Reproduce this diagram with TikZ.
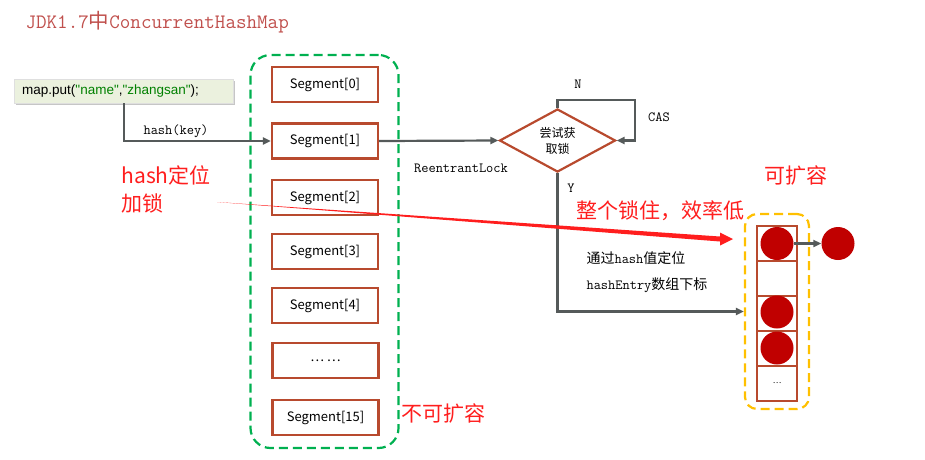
\documentclass[tikz,border=0pt]{standalone}
\usepackage{fontspec}
\setmainfont{Noto Sans CJK SC}
\newfontfamily\cjk{Noto Sans CJK SC}
\newfontfamily\arial{Liberation Sans}
\usetikzlibrary{shapes.geometric,shadows,calc,arrows.meta}
\definecolor{segred}{RGB}{184,74,46}
\definecolor{titlered}{RGB}{192,80,77}
\definecolor{ballred}{RGB}{192,0,0}
\definecolor{notered}{RGB}{255,30,30}
\definecolor{linegray}{RGB}{85,90,90}
\definecolor{dashgreen}{RGB}{0,176,80}
\definecolor{dashyellow}{RGB}{255,192,0}
\definecolor{putfill}{RGB}{235,241,222}
\definecolor{strgreen}{RGB}{0,128,0}

\begin{document}
\begin{tikzpicture}[x=1pt,y=-1pt]
\useasboundingbox (0,0) rectangle (925,459);
\tikzstyle{seg}=[draw=segred,line width=2.2pt,minimum width=106pt,minimum height=35pt,inner sep=0pt,font=\fontsize{13}{15}\selectfont]
\tikzstyle{cell}=[draw=segred,line width=2pt,minimum width=40pt,minimum height=35pt,inner sep=0pt]
\tikzstyle{ball}=[circle,fill=ballred,minimum size=33pt,inner sep=0pt]
\tikzstyle{link}=[draw=linegray,line width=2.2pt,-{Triangle[length=8pt,width=7pt]}]
\tikzstyle{mono}=[font=\ttfamily\fontsize{14}{16}\selectfont]
\tikzstyle{note}=[text=notered,font=\fontsize{21}{28}\selectfont]
\tikzstyle{frame}=[line width=2.2pt,dash pattern=on 9pt off 5pt,inner sep=0pt]

% title
\node[anchor=west,text=titlered,font=\ttfamily\fontsize{20.5}{24}\selectfont] (title) at (22,22) {JDK1.7{\cjk 中}ConcurrentHashMap};

% map.put call
\node[anchor=west,fill=putfill,draw=gray!25,text width=203pt,inner xsep=8pt,minimum height=24pt,align=left,
      font=\arial\fontsize{13.5}{16}\selectfont,drop shadow={opacity=0.45,shadow xshift=2pt,shadow yshift=-2pt}]
      (put) at (14,91) {map.put(\textcolor{strgreen}{"name"},\textcolor{strgreen}{"zhangsan"});};

% segment array
\node[frame,draw=dashgreen,rounded corners=20pt,minimum width=148pt,minimum height=393pt] (segframe) at (324.5,251.5) {};
\foreach \name/\point/\txt in {
	s0/{325,84.5}/Segment[0],
	s1/{325,141}/Segment[1],
	s2/{325,197.5}/Segment[2],
	s3/{325,251.5}/Segment[3],
	s4/{325,305.5}/Segment[4],
	sd/{325.5,360.5}/… …,
	s15/{325.5,417.5}/Segment[15]}
	\node[seg] (\name) at (\point) {\txt};

% lock
\node[diamond,draw=segred,line width=2.2pt,minimum width=116pt,minimum height=43pt,inner sep=0pt,align=center,
      font=\fontsize{12}{16}\selectfont] (lock) at (557.5,140.5) {尝试获\\取锁};
\coordinate (cas) at (635,100);

% hash entry table
\node[frame,draw=dashyellow,rounded corners=12pt,minimum width=64pt,minimum height=195pt] (table) at (777,311.5) {};
\foreach \name/\y in {c1/243.5,c2/278.5,c3/313.5,c4/348.5,c5/383.5}
	\node[cell] (\name) at (777,\y) {};
\node[font=\fontsize{8}{10}\selectfont] at (c5) {…};
\node[ball] (b1) at (777,243.5) {};
\node[ball] (b3) at (777,312) {};
\node[ball] (b4) at (777,348) {};
\node[ball] (bn) at (838,243.5) {};

% connectors
\draw[link] (put.south) |- (s1.west);
\node[mono] (hk) at (176,131) {hash(key)};
\draw[link] (s1.east) -- (lock.west);
\node[mono] (rl) at (461,168) {ReentrantLock};
\draw[link] (lock.north) |- (cas) |- (lock.east);
\node[mono] (n) at (578,84) {N};
\node[mono] (c) at (659,117) {CAS};
\draw[link] (lock.south) |- (table.west);
\node[mono] (y) at (571,188) {Y};
\draw[link] (b1.east) -- (bn.west);
\node[anchor=west,font=\fontsize{14}{16}\selectfont] (t1) at (583,258) {通过{\ttfamily hash}值定位};
\node[anchor=west,font=\fontsize{14}{16}\selectfont] (t2) at (583,285) {{\ttfamily hashEntry}数组下标};

% notes
\node[note,anchor=west,align=left] (hashlock) at (118,189) {hash定位\\加锁};
\node[note,anchor=west] (whole) at (573,211) {整个锁住，效率低};
\node[note] (grow) at (796,175) {可扩容};
\node[note,anchor=west] (nogrow) at (398,413) {不可扩容};

% red arrow
\coordinate (rs) at (217,202);
\coordinate (rb) at (720,239);
\coordinate (rt) at (733,239);
\fill[notered] (rs) -- ($(rb)+(0,-2.5)$) -- ($(rb)+(0,-6.5)$) -- (rt) -- ($(rb)+(0,6.5)$) -- ($(rb)+(0,2.5)$) -- cycle;
\end{tikzpicture}
\end{document}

━━━

### What this task involves
Quote, please, every line of the material above from its start through the line that has "(\name) at (\point)", reproducing the words exactly and dropping any images.

### Response
Reproduce this diagram with TikZ.
\documentclass[tikz,border=0pt]{standalone}
\usepackage{fontspec}
\setmainfont{Noto Sans CJK SC}
\newfontfamily\cjk{Noto Sans CJK SC}
\newfontfamily\arial{Liberation Sans}
\usetikzlibrary{shapes.geometric,shadows,calc,arrows.meta}
\definecolor{segred}{RGB}{184,74,46}
\definecolor{titlered}{RGB}{192,80,77}
\definecolor{ballred}{RGB}{192,0,0}
\definecolor{notered}{RGB}{255,30,30}
\definecolor{linegray}{RGB}{85,90,90}
\definecolor{dashgreen}{RGB}{0,176,80}
\definecolor{dashyellow}{RGB}{255,192,0}
\definecolor{putfill}{RGB}{235,241,222}
\definecolor{strgreen}{RGB}{0,128,0}

\begin{document}
\begin{tikzpicture}[x=1pt,y=-1pt]
\useasboundingbox (0,0) rectangle (925,459);
\tikzstyle{seg}=[draw=segred,line width=2.2pt,minimum width=106pt,minimum height=35pt,inner sep=0pt,font=\fontsize{13}{15}\selectfont]
\tikzstyle{cell}=[draw=segred,line width=2pt,minimum width=40pt,minimum height=35pt,inner sep=0pt]
\tikzstyle{ball}=[circle,fill=ballred,minimum size=33pt,inner sep=0pt]
\tikzstyle{link}=[draw=linegray,line width=2.2pt,-{Triangle[length=8pt,width=7pt]}]
\tikzstyle{mono}=[font=\ttfamily\fontsize{14}{16}\selectfont]
\tikzstyle{note}=[text=notered,font=\fontsize{21}{28}\selectfont]
\tikzstyle{frame}=[line width=2.2pt,dash pattern=on 9pt off 5pt,inner sep=0pt]

% title
\node[anchor=west,text=titlered,font=\ttfamily\fontsize{20.5}{24}\selectfont] (title) at (22,22) {JDK1.7{\cjk 中}ConcurrentHashMap};

% map.put call
\node[anchor=west,fill=putfill,draw=gray!25,text width=203pt,inner xsep=8pt,minimum height=24pt,align=left,
      font=\arial\fontsize{13.5}{16}\selectfont,drop shadow={opacity=0.45,shadow xshift=2pt,shadow yshift=-2pt}]
      (put) at (14,91) {map.put(\textcolor{strgreen}{"name"},\textcolor{strgreen}{"zhangsan"});};

% segment array
\node[frame,draw=dashgreen,rounded corners=20pt,minimum width=148pt,minimum height=393pt] (segframe) at (324.5,251.5) {};
\foreach \name/\point/\txt in {
	s0/{325,84.5}/Segment[0],
	s1/{325,141}/Segment[1],
	s2/{325,197.5}/Segment[2],
	s3/{325,251.5}/Segment[3],
	s4/{325,305.5}/Segment[4],
	sd/{325.5,360.5}/… …,
	s15/{325.5,417.5}/Segment[15]}
	\node[seg] (\name) at (\point) {\txt};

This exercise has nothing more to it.